The acetic sitcom garnered immediate and widespread acclaim for its portrayal of a ‘real’ woman – one who was multi-faceted, messy and at times extremely unlikeable. Along with the discourse that surrounds the show (from critical here to celebratory here), its success is evident in the litany of Fleabag-esque characters that have stumbled across TV screens since its 2016 premiere. Indeed, in the absence of ‘complex female characters’ in television, the show’s success highlighted an audience in young women that had hitherto been neglected. But in attempting to appeal to it, such portrayals have tipped into parody, reinforcing tired stereotypes that often play into the male gaze.
When we praise such portrayals for their ‘realness’, it reinforces patronising and misogynistic stereotypes, equates promiscuity for liberation and sets the precedent that for women to be interesting, they must be miserable. The effect of this spans beyond television and into the lives of young, impressionable women: no wonder indie sleaze is in, evident through the emergence of the ‘tired girl’ makeup trend. Or that an emerging generation is discovering the psychotic depressive Effy Stonem of Skins; her smudged dark eyeliner and precocious bellicose wit holding her to be the pinnacle of sexual appeal.

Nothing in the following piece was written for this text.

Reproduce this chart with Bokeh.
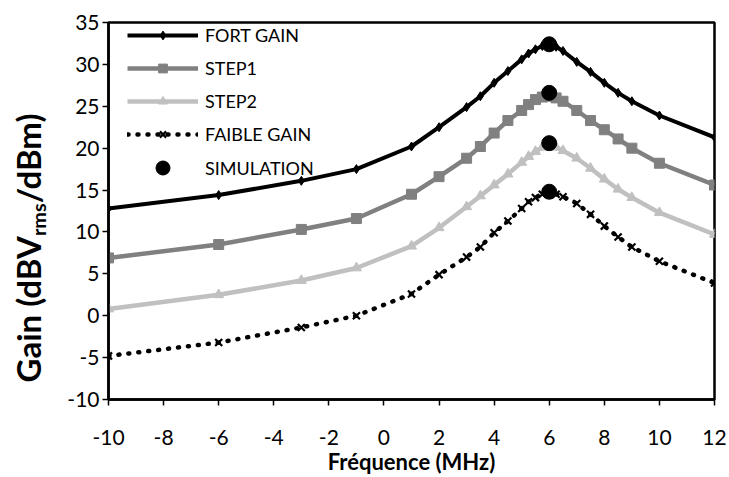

Complexity in female characters should not have to exist in its own category; for male characters, it is a given; an unavoidable fact of their existence as human beings that is always worthy of representation. To present women holistically seems a chore, resulting in contrived and cringe-worthy characterisations (expertly parodied by comedian Delaney Rowe) that reveal the entertainment industry is yet to fully understand women and what they want to see. Just because the anxious horny hot girl can string an elegant sentence together, or down enough whisky to drink any man under the table does not mean she is complex, or representative of ‘real’ women. To paint her as such is fantasy – one informed by a man.